Допросы вёл следователь — молодой человек, самый умный из всех следователей, с которыми я имел дело. После очной ставки с одним из моих бывших сотрудников, который лгал на меня, я сказал следователю: «Зачем Вы вызываете свидетелями таких людей? — ив доказательство привёл некоторые сведения, о которых мне было доподлинно известно. — Это не делает Вам чести, такие работники только позорят следственные органы».

 

- 192 -

После этого следователь предложил пройти мне вслед за конвойным, который привёл меня к какой-то низкой железной двери, раскрыл её и попросил меня, пятясь задом, войти в эту камеру.

Камера оказалась каменным мешком, в котором человек среднего роста мог стоять только в сильно согнутом положении, полу стоя. За мной закрылась железная дверь, и я оказался подвергнут особого рода пытке: ни стать на колени, ни присесть, ни опуститься на пол — по всем направлениям глухая стена. Я почувствовал, что мне делается нехорошо, и едва не впал в обморочное состояние, но в это время дверь открылась, я упал на живот, и сознание ко мне вернулось.

Меня привели опять к следователю, я сказал ему: «Из всех семи следователей я только одного Вас уважал, как человека, а после этого смертного эксперимента с "каменщиком" я потерял к Вам уважение».

По молодости, он сконфузился и в извиняющемся тоне сказал мне: «Я ведь тоже служу и обязан выполнять указания начальства. Что мог, то я сделал: мне было приказано продержать Вас в каменном мешке две минуты, а я продержал одну минуту».

На это я ему ответил: «Ещё бы несколько секунд, и я бы умер».

После этого он предложил подписать мне акт об окончании следствия (206 статья), в котором я сделал следующее письменное заявление:

«Моё выступление на общем собрании Наркомата о том, что мне трудно переварить всё то, что инкриминируется моему брату Н.И. Бухарину, что это не укладывается у меня в голове, но я твёрдо убеждён, что советско-партийная общественность установит истину и, если он действительно виноват, то ему нет другой кары, как отрубить голову.

Ваше толкование моих слов о том, что обвинение не укладывается в моей голову нельзя считать контрреволюционным, как недоверие к органам следствия, так как я никогда в жизни контрреволюционно не мыслил, а значит, и не мог так действовать».

После этого я просидел без всяких допросов до января 1939 г.

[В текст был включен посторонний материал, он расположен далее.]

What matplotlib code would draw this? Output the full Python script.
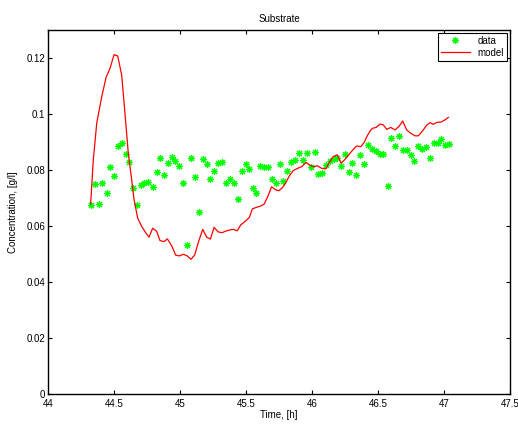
import matplotlib
matplotlib.use("Agg")
import matplotlib.pyplot as plt
from matplotlib.ticker import FormatStrFormatter

plt.rcParams['font.family'] = ['Liberation Sans', 'DejaVu Sans']

# measured substrate concentration
t_data = [44.323, 44.354, 44.384, 44.412, 44.445, 44.472, 44.50, 44.528, 44.561, 44.591,
          44.616, 44.646, 44.677, 44.705, 44.730, 44.760, 44.795, 44.823, 44.846, 44.881,
          44.907, 44.937, 44.964, 44.995, 45.023, 45.053, 45.083, 45.114, 45.144, 45.172,
          45.202, 45.229, 45.258, 45.288, 45.321, 45.348, 45.379, 45.409, 45.437, 45.467,
          45.498, 45.525, 45.551, 45.578, 45.608, 45.639, 45.667, 45.694, 45.725, 45.755,
          45.783, 45.811, 45.841, 45.869, 45.902, 45.932, 45.962, 45.990, 46.020, 46.048,
          46.076, 46.106, 46.136, 46.164, 46.192, 46.222, 46.250, 46.278, 46.305, 46.336,
          46.366, 46.394, 46.424, 46.452, 46.485, 46.515, 46.540, 46.573, 46.600, 46.631,
          46.659, 46.689, 46.720, 46.750, 46.775, 46.805, 46.836, 46.866, 46.896, 46.924,
          46.952, 46.980, 47.010, 47.040]
c_data = [0.0675, 0.0750, 0.0680, 0.0754, 0.0717, 0.0810, 0.0779, 0.0886, 0.0898, 0.0857,
          0.0829, 0.0735, 0.0675, 0.0745, 0.0755, 0.0756, 0.0739, 0.0794, 0.0843, 0.0781,
          0.0826, 0.0845, 0.0833, 0.0815, 0.0754, 0.0531, 0.0843, 0.0774, 0.0650, 0.0838,
          0.0820, 0.0767, 0.0798, 0.0826, 0.0830, 0.0754, 0.0768, 0.0752, 0.0695, 0.0798,
          0.0820, 0.0803, 0.0735, 0.0718, 0.0815, 0.0812, 0.0810, 0.0769, 0.0752, 0.0823,
          0.0762, 0.0795, 0.0827, 0.0835, 0.0860, 0.0836, 0.0860, 0.0810, 0.0864, 0.0786,
          0.0790, 0.0817, 0.0831, 0.0838, 0.0843, 0.0814, 0.0856, 0.0794, 0.0826, 0.0782,
          0.0854, 0.0820, 0.0889, 0.0874, 0.0866, 0.0857, 0.0857, 0.0744, 0.0913, 0.0886,
          0.0920, 0.0870, 0.0873, 0.0852, 0.0831, 0.0887, 0.0874, 0.0881, 0.0842, 0.0898,
          0.0898, 0.0910, 0.0889, 0.0893]

# model output
t_model = [44.323, 44.343, 44.369, 44.407, 44.440, 44.470, 44.500, 44.528, 44.558, 44.583,
           44.608, 44.634, 44.652, 44.680, 44.710, 44.740, 44.765, 44.793, 44.823, 44.848,
           44.879, 44.904, 44.937, 44.967, 44.995, 45.025, 45.055, 45.083, 45.111, 45.141,
           45.172, 45.202, 45.230, 45.258, 45.288, 45.318, 45.348, 45.379, 45.404, 45.434,
           45.460, 45.492, 45.525, 45.548, 45.581, 45.611, 45.639, 45.667, 45.694, 45.725,
           45.750, 45.778, 45.803, 45.828, 45.858, 45.892, 45.922, 45.955, 45.980, 46.010,
           46.040, 46.073, 46.104, 46.131, 46.161, 46.192, 46.220, 46.250, 46.283, 46.308,
           46.338, 46.369, 46.394, 46.422, 46.445, 46.460, 46.485, 46.515, 46.540, 46.566,
           46.596, 46.629, 46.661, 46.687, 46.717, 46.748, 46.780, 46.805, 46.838, 46.869,
           46.894, 46.919, 46.945, 46.977, 47.008, 47.033]
c_model = [0.0679, 0.0836, 0.0967, 0.1062, 0.1131, 0.1163, 0.1212, 0.1207, 0.1139, 0.1002,
           0.0860, 0.0764, 0.0693, 0.0627, 0.0598, 0.0576, 0.0560, 0.0592, 0.0581, 0.0548,
           0.0544, 0.0554, 0.0529, 0.0496, 0.0493, 0.0499, 0.0493, 0.0481, 0.0496, 0.0545,
           0.0588, 0.0560, 0.0553, 0.0595, 0.0579, 0.0576, 0.0582, 0.0586, 0.0588, 0.0583,
           0.0604, 0.0616, 0.0630, 0.0661, 0.0667, 0.0671, 0.0679, 0.0708, 0.0740, 0.0729,
           0.0726, 0.0738, 0.0756, 0.0779, 0.0798, 0.0806, 0.0812, 0.0827, 0.0818, 0.0812,
           0.0815, 0.0806, 0.0804, 0.0827, 0.0848, 0.0854, 0.0824, 0.0838, 0.0857, 0.0871,
           0.0886, 0.0883, 0.0898, 0.0925, 0.0943, 0.0949, 0.0952, 0.0964, 0.0961, 0.0945,
           0.0952, 0.0943, 0.0957, 0.0975, 0.0943, 0.0931, 0.0922, 0.0922, 0.0940, 0.0960,
           0.0969, 0.0963, 0.0970, 0.0971, 0.0979, 0.0988]

fig = plt.figure(figsize=(5.18, 4.24), dpi=100)
ax = fig.add_axes([0.0927, 0.0708, 0.8919, 0.8585])

ax.plot(t_data, c_data, linestyle='none', marker=(8, 2, 0), color=(0, 1, 0),
        markersize=5, markeredgewidth=0.8, label='data')
ax.plot(t_model, c_model, color='red', linewidth=0.9, label='model')

ax.set_xlim(44, 47.5)
ax.set_ylim(0, 0.13)
ax.set_xticks([44, 44.5, 45, 45.5, 46, 46.5, 47, 47.5])
ax.set_yticks([0, 0.02, 0.04, 0.06, 0.08, 0.1, 0.12])
ax.xaxis.set_major_formatter(FormatStrFormatter('%g'))
ax.yaxis.set_major_formatter(FormatStrFormatter('%g'))
ax.tick_params(direction='in', top=True, right=True, labelsize=7, length=3, width=0.8)
ax.tick_params(axis='x', pad=3.5)
ax.tick_params(axis='y', pad=2)
for s in ax.spines.values():
    s.set_linewidth(1.0)

ax.set_title('Substrate', fontsize=7, pad=6)
ax.set_xlabel('Time, [h]', fontsize=7, labelpad=1)
ax.set_ylabel('Concentration, [g/l]', fontsize=7, labelpad=6)

leg = ax.legend(loc='upper right', fontsize=7, frameon=True, fancybox=False,
                edgecolor='black', framealpha=1, borderpad=0.3, handlelength=3,
                borderaxespad=0.3, labelspacing=0.2)
leg.get_frame().set_linewidth(0.8)

fig.savefig('out.png', dpi=100)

Однажды, глядя в щель оконного намордника, я догадался, что на Красной площади кого-то хоронят, и спросил об этом дежурного офицера, зашедшего в мою камеру: «Что происходит на Красной площади?». Он тихо сказал: «Хороним Н.К. Крупскую».

 

- 193 -

Переведя меня в «Каменщики», начальник следственного отдела Николаев хотел наказать меня за мою несговорчивость, но, сам того не ведая, сделал для меня доброе дело, переведя из общей камеры в одиночную.

В одиночной камере у меня была удовлетворительная постель с чистым матрацем и бельём, тумбочка для продуктов и непременная параша, которую я содержал в чистоте; степень доступа чистого воздуха я мог регулировать через фрамугу. Я не курил и меня никто не окуривал, я мог заниматься гимнастикой и, хотя формально спать днём не разрешалось, я спал иногда и днем, так как был тихим узником.

В тюрьме была хорошая библиотека, и раз в неделю библиотекарша-комсомолка приходила в камеру, давала каталог имеющихся книг и на специальном личном бланке записывала, какие книги я желаю иметь, и, по мере возможности, их доставляла.

Кроме того, я дважды имел там свидания с женой и сыном. На последнем допросе, когда я подписывал завершающий акт, я спросил следователя: «Какое же мне последует наказание?». Он ответил: «Думаю 3-5 лет лагерей, но не считайте это достоверным».